Читаем Новый Мир ( № 1 2006) полностью

Других людей у меня для вас нет. Моей практике чтения Степановой знакомо первое впечатление странности (что нормально) и какой-то необязательности, даже вымученности тропов. Выстраданный вывод: для чтения Степановой надо каждый раз стирать в своем мозгу стандартную программу распознавания образов. Но что делать с ее остроумием? Оно представляет определенный риск даже для эклектики ее языка — определяемой эклектикой человеческого материала. Что ж, эклектика так эклектика, и вот, пожалуйста, благородный, проникновенный тон прямого пафоса (несентиментальному автору иногда можно): “Между нежить и выжить, между жить и не жить / Есть секретное место, какое / Не умею украсть, не могу заслужить, / Не желаю оставить в покое. <…> Каждый грузчик, любая невеста — / В сфере действия этого места”. Грузчик тяжело работает, невеста любит: труд + любовь — такая тут метафизиология. Все пятнадцать произведений книги — попытки путешествия в то “секретное место”, где происходит прорастание новых “клейких листочков” человеческих поколений — не умиляющее поэта, а удивляющее, причем столь неотступно, что в поэте прорастает его же новое поколение. Прорыва в метафизике не происходит, секрет остается секретом, но прорывы в поэтике есть. И значит, “антропологическая цель” (каждое человече­ское сознание есть сознание поэта) ближе. Девятым валом этих прорывов поэтической речи я вижу (именно вижу) диптих “Утро субботы, утро воскресенья”.

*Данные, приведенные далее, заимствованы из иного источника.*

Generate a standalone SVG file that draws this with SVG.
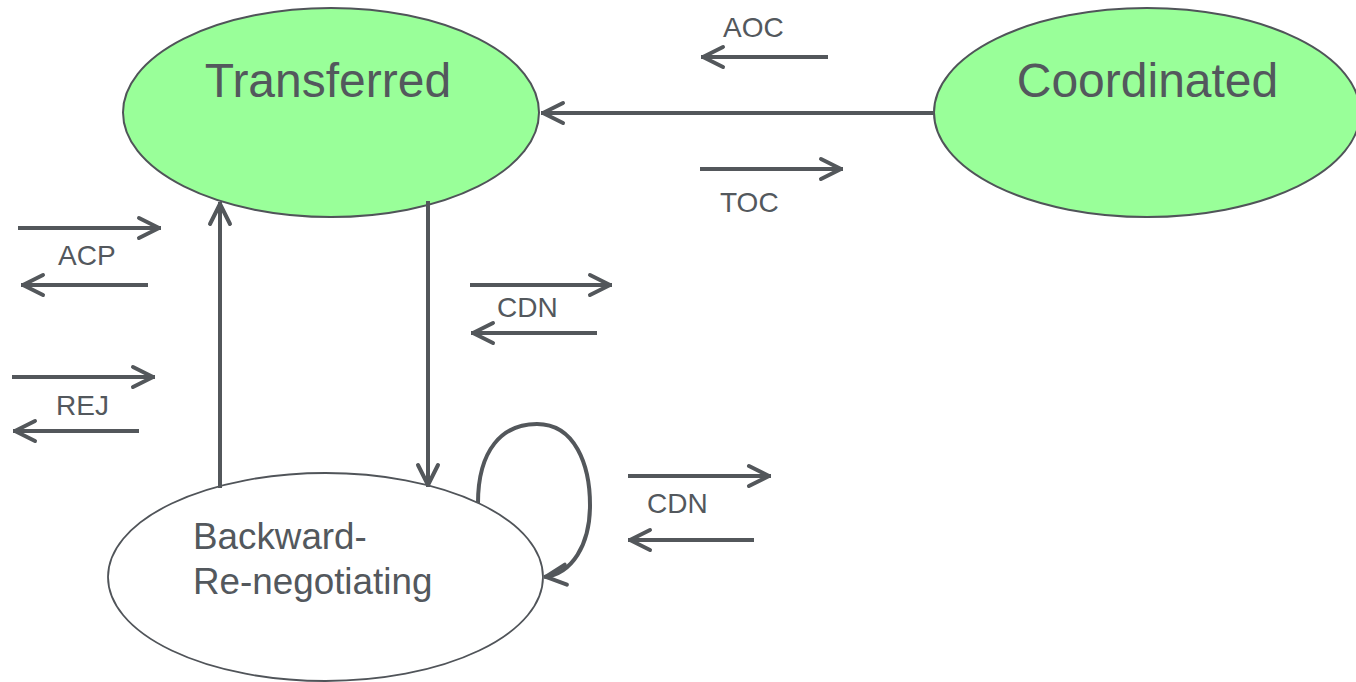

Свое заявление я не могу подкрепить цитатами, но это не обычная отговорка рецензента: в данном случае надо приводить две части диптиха целиком, так как вся соль в совпадении или несовпадении соответствующих строк из каждой части. А поэтический ход такой: первая часть описывает “лирическое я”, вернее, “лирическое тело” в состоянии утренней субботней праздности, вторая — в тех же образах и интонациях начинает описывать утро воскресения, так что при взгляде на текст с птичьего полета (возможно и такое первое прочтение, и оно даже желательно в данном случае) создается впечатление, что “лирическое тело” проводит еще одно утро в отдыхе, уже в воскресном. И вдруг как гром среди ясного неба (этакое незаслуженное вознаграждение за псевдочтение!) осознание, что тихой сапой наступило утро не на следующий день, а через многие дни или годы, и не отдых тут, а умирание, и не “лирического тела”, а любого тела, и не воскресение — день недели тут, а воскрешение (себя-тебя-его нового).